Fonte: Corriere della Sera
di Salvatore Bracantini
Intesa Sanpaolo (Isp) ha lanciato un’offerta su Ubi e punta a integrarla. Ma solo raggiungendo i due terzi del capitale l’operazione può chiudersi senza opposizioni
Intesa Sanpaolo (Isp) vuole il controllo di Ubi, Unione Bancaria Italiana, per poi incorporarla; perciò offre agli azionisti Ubi di scambiare 10 azioni Ubi con 17 di Isp. Mira ai due terzi del capitale Ubi, così da poterla incorporare senza opposizioni. L’Offerta Pubblica di Scambio (Ops) è la prima non concordata dal ‘99, quando Credito Italiano e San Paolo di Torino ne lanciarono in contemporanea due, ostili, su Banca Commerciale Italiana e Banco di Roma. Se allora la Banca d’Italia, presa alla sprovvista, le bloccò, Isp ora gode della benigna neutralità della Banca Centrale Europea.

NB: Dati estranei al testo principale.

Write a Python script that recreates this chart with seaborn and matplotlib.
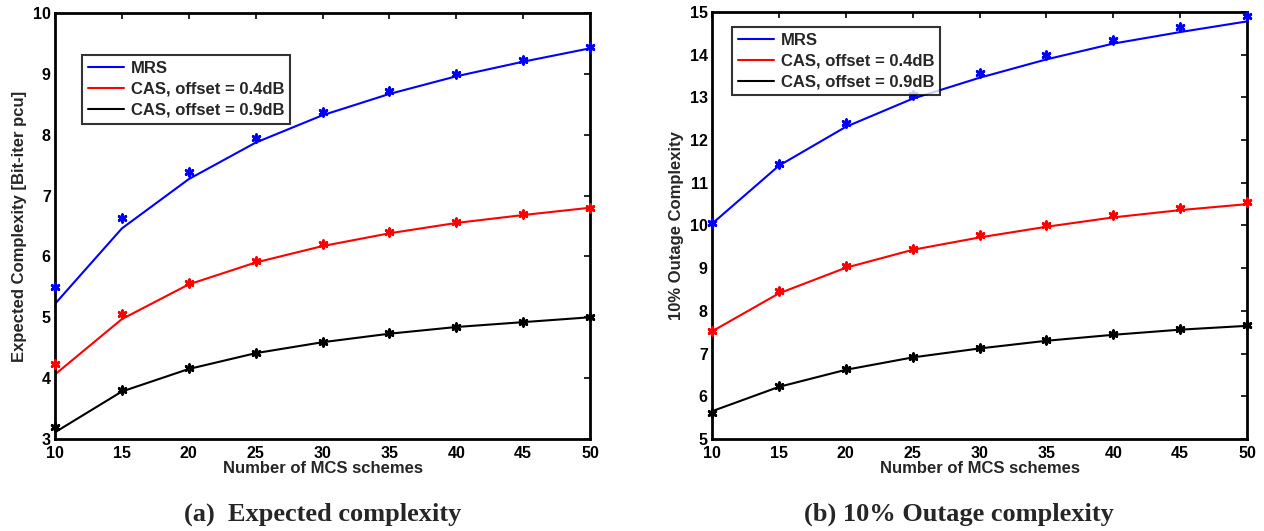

Le banche vivono anni duri; sono troppe, con troppe filiali. Il margine d’interesse è falcidiato dai tassi bassissimi; i concorrenti digitali del Fintech erodono l’altra gamba reddituale, le commissioni sui servizi. A parte il private banking, i cui inverosimili margini occultano a fatica un oligopolio collusivo, esse sono ormai fornitrici di pubblici servizi: manutengono il sistema dei pagamenti, fino a che non ci sarà più bisogno di loro. Perciò il mercato le valorizza una frazione del patrimonio netto. Come certi astri lontanissimi, emanano ancora una viva luce che ormai alla fonte si fa fioca.
Isp cerca i nuovi margini chiesti dagli azionisti per continuare a sostenerla. Solo le sinergie legate a operazioni di aggregazione — soprattutto tagli dei costi, cioè chiusura di filiali e uscite di personale — compensano il calo dei margini. Come molte altre banche, Isp prospetta alti dividendi che, bloccati per ora dal regolatore, restano il vero sostegno ai corsi azionari. Ad alimentarli, dopo tante partite straordinarie — come, in Isp, il contributo statale di 3,5 miliardi per rilevare le banche venete — serve l’Ops. Essa è subordinata solo al superamento del 50% del capitale, ma per realizzare le promesse sinergie serve il 66,6% dei voti in assemblea straordinaria Ubi.
Per questa il discorso è più complicato. Oggi il Consiglio di Amministrazione fornirà agli azionisti dati necessari a valutare l’Ops, inclusi gli effetti «sugli interessi dell’impresa, nonché sull’occupazione e la localizzazione dei siti produttivi». L’offerta è ostile, ma non è detto sia per forza contro gli interessi degli azionisti o di Ubi, che ne ha di suoi. E un compito molto delicato, gli effetti dell’Ops vanno confrontati con il prevedibile futuro di un’Ubi autonoma; vedremo come il parere, certo negativo, sarà motivato, e se ci saranno opinioni divergenti.
Resta da valutare l’Ops in una prospettiva di sistema, lasciando da parte il corale sostegno dei beneficiari di ampia assistenza da Isp. Il vero tema è la concorrenza bancaria, che la vittoria di Isp molto ridurrebbe; nonostante le previste cessioni di filiali alla Banca Popolare dell’Emilia-Romagna, per l’Antitrust l’operazione «allo stato» non è autorizzabile. Essa ha perciò aperto un procedimento che dovrebbe chiudersi a metà luglio. Fra gli elementi critici, l’Autorità ricorda che se Isp non avesse i due terzi delle azioni Ubi potrebbe non realizzare le promesse sinergie. Per questo e per amor di chiarezza, bisognerebbe che Isp trovasse il modo di porre subito la soglia dei due terzi come condizione al successo dell’Ops.
Essa toglierebbe di scena il perno del terzo polo bancario italiano, dopo Unicredit e Isp, nuocendo anche così alla concorrenza. Da anni ci si aspettava che Ubi avviasse il terzo polo; forse aveva un vertice incontentabile, forse le proposte non attraevano, forse le poltrone non andavano ai nomi giusti. Sta di fatto che alla porta è arrivata Isp, affamata di ulteriori sinergie, inclusa l’eliminazione di poltrone. Ubi è piccola, meno di un decimo di Isp, ma l’uccisione in culla del terzo polo, con UniCredit sempre più proiettata all’estero, induce alcuni a temere che il sistema possa diventare molto squilibrato.